22C:116, Spring 2002

Douglas W. Jones
  1. Background: Consider a machine that can execute 1,000,000 instructions per second (pathetic, yes, but it is a round number that is easy to work with). Reading a device register into a CPU register, testing or setting a bit in a status register, incrementing an index register, storing from a register to ram, and doing a conditional or unconditional branch each take one instruction.

    To read one byte from the parallel port, you must first wait for the status to indicate data valid, then read the byte, then set the acknowledge bit, then wait for data-not-valid, then reset the acknowledge bit.

    Part A: Work out the algorithm used to read from the parallel port, to a sufficient level of detail that you can count the machine instructions.

    waitvalid:
      test data valid status bit
      if not data valid, go to waitvalid
      read byte into r
      set acknowledge bit
      increment index register
      indexed store r to buffer
    waitinvalid:
      test data valid status bit
      if data valid, go to waitinvalid
      reset acknowledge bit

    The above code requires 9 machine instructions under the given instruction-set constraints.

    Part B: Estimate the peak data rate that could be sustained through this parallel port using your algorithm, in bytes per second. For this computer, any faster data rate will require use of DMA hardware.

    Sustained I/O transfers require embedding the above 9-instruction block in a loop, for example:

      load final value of index register for comparison
    looptop:
      ... block of code from part a
      compare index register to final value
      if not equal, go to looptop

    So, it takes 11 instructions per iteration, assuming that none of the polling loops iterate. As a result, we can transfer one byte ever 11 microseconds, giving a data rate of 90909 bytes per second.

    Part C: Would the use of interrupts allow a faster data rate? Explain.

    No. The same 9 instruction block of code outlined above would be at the core of the interrupt service routine, but instead of 2 additional instructions making up the loop required to transfer a block of data, the core would be surrounded by the overhead of interrupt entry and exit. In general, this requires saving and restoring registers along with similar expensive computations, and as a result, use of interrupts always leads to slower transfer rates than simple polled I/O.
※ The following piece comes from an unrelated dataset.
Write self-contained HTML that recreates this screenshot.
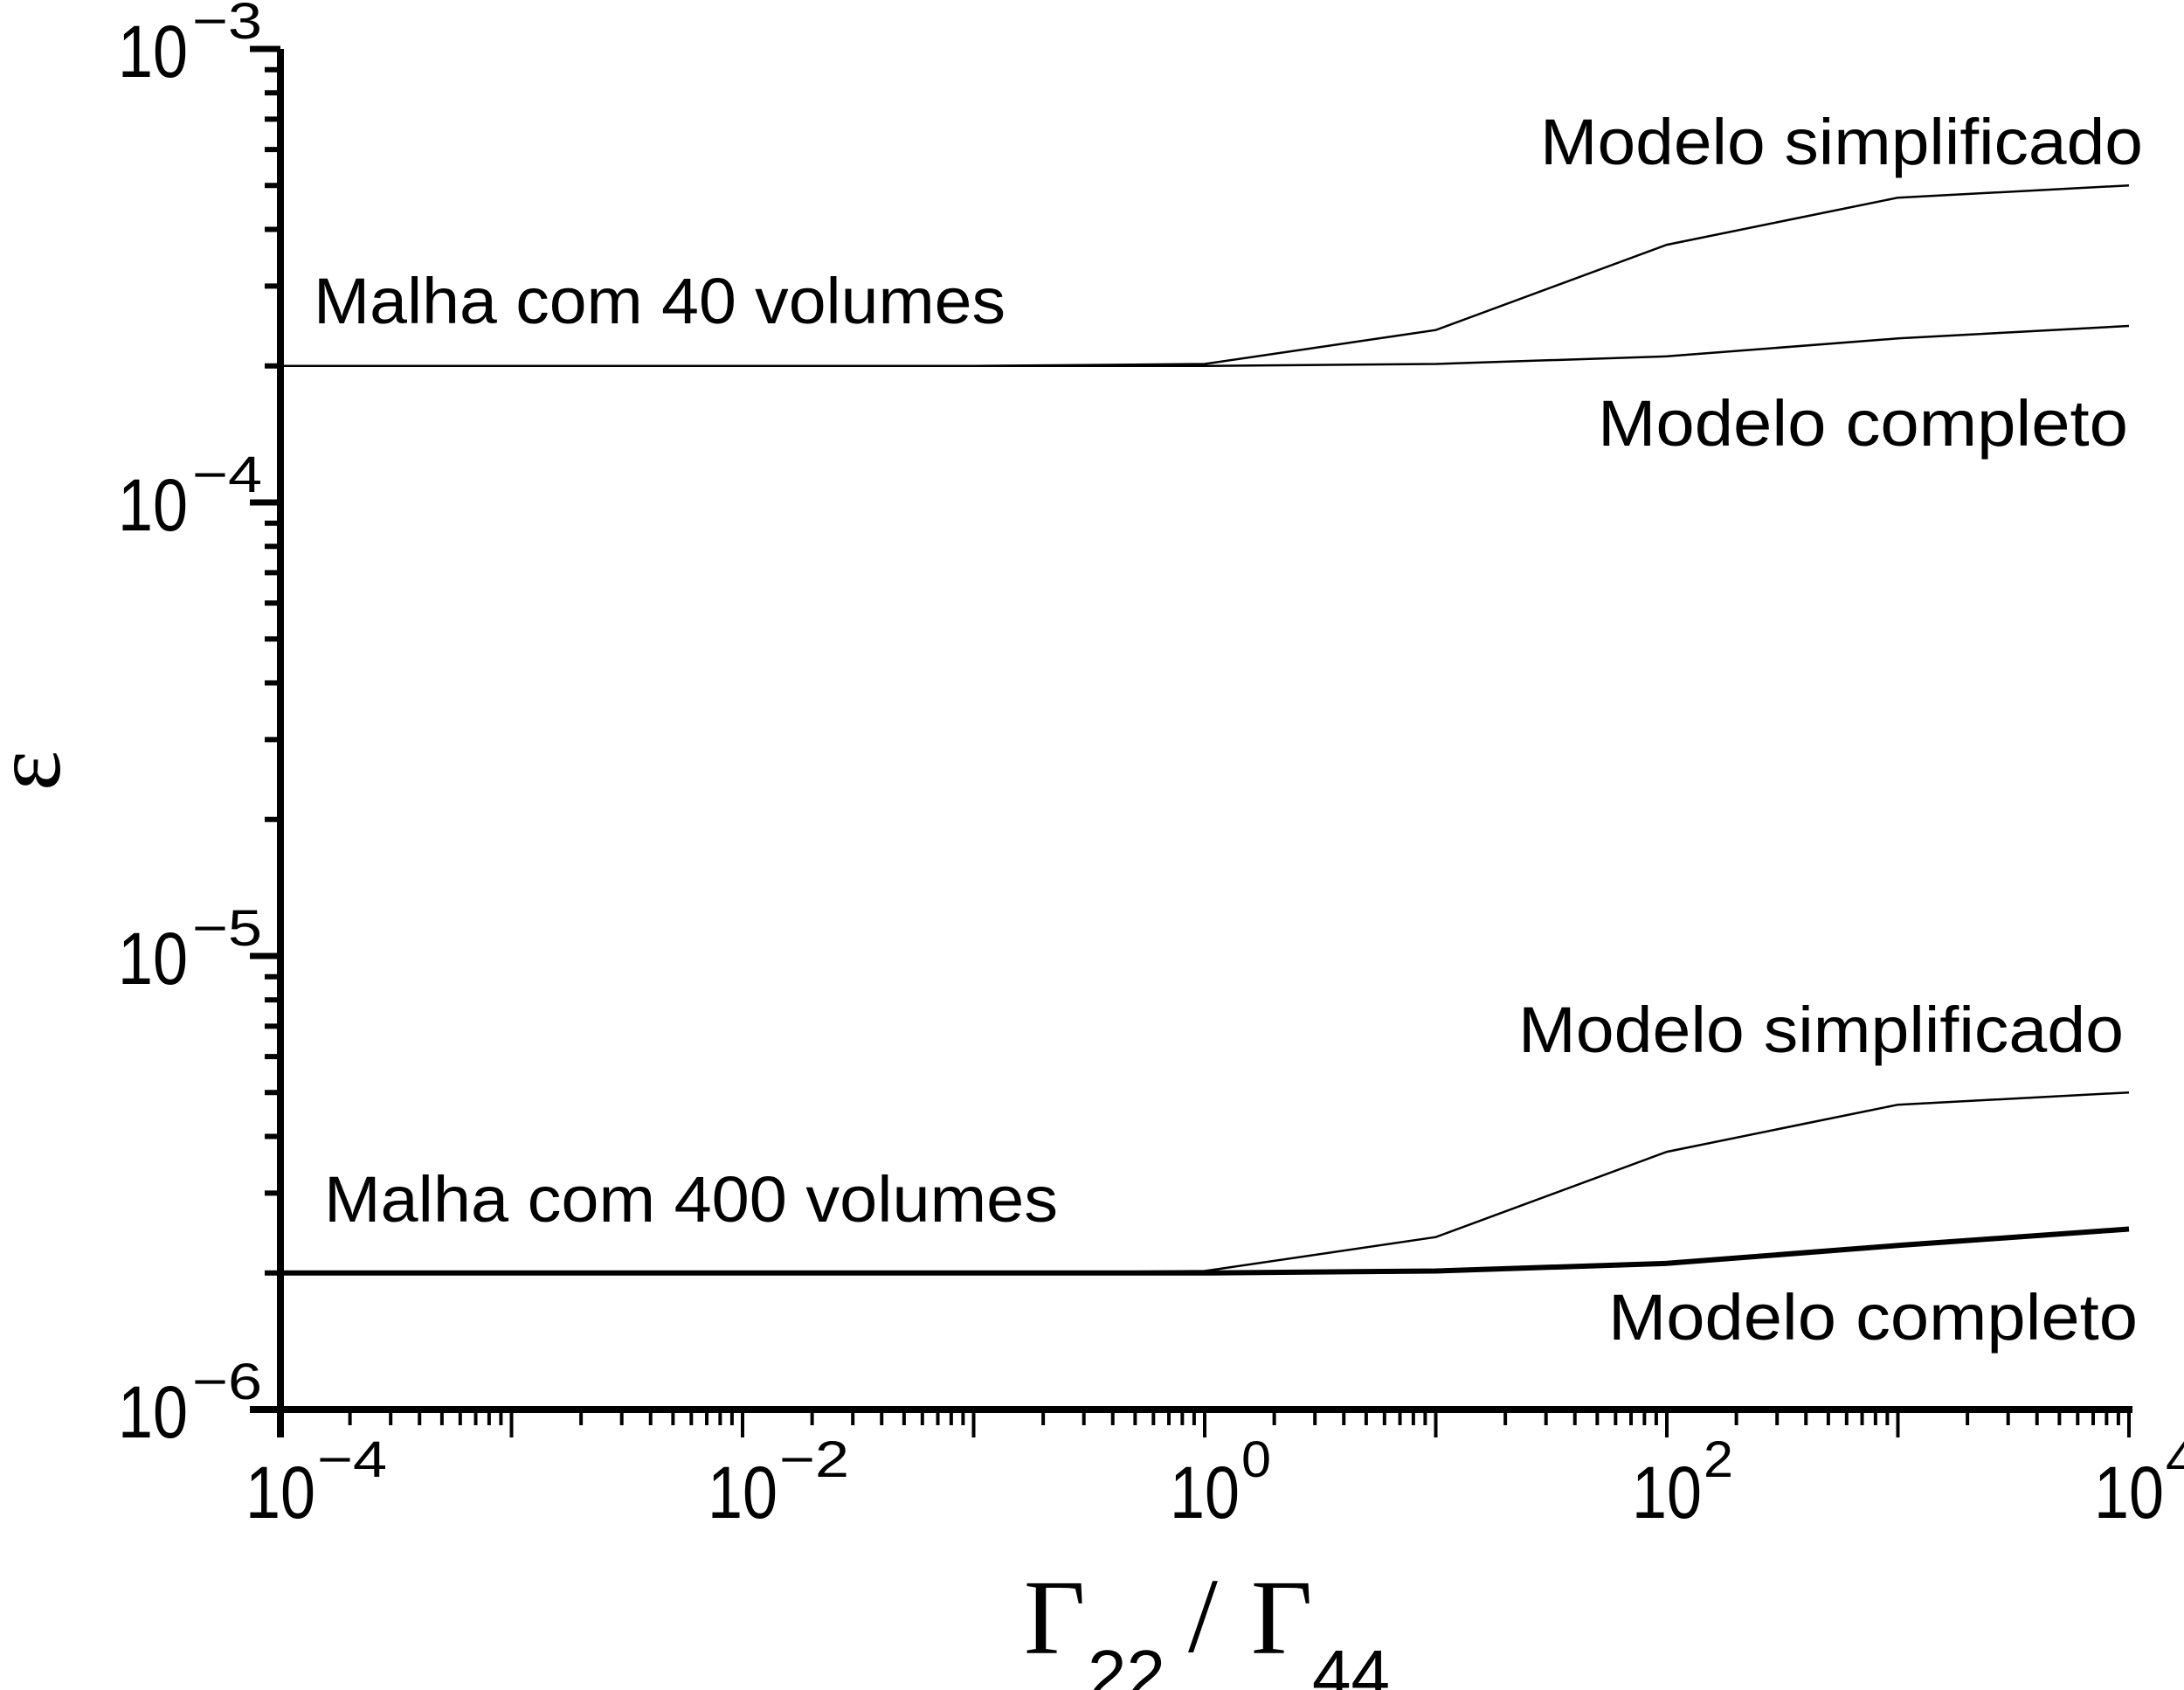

  2. Problems from the Text: Do problems 8, 12 and 15 on page 68.

    Do problem 22 on page 69. This focuses on the specific mechanism used for system calls under UNIX, and forces you to think through something from Wednesday's lecture in more detail than was presented in class.

    Applicaton programs call Read, which in turn issues the system call read. In fact, the system call can have any name, so long as the library call has the name expected by application programmers. The library routine isolates applicaton programmers from any knowledge of the system call that is actually being issued. Furthermore, the actual mechanism of the system call, for example, a reserved instruction that causes a trap, isolates the library routine itself from the actual mechanism used inside the system, so even the library routine is unaware of the identifier used in the code of the system for the routine that receives control from the system call dispatch routine. Therefore, the programmer only needs to know about Read, and it is perfectly permissable for the author of the system to use some other name, perhaps katuv, for the corresponding function within the system. Nobody need ever know!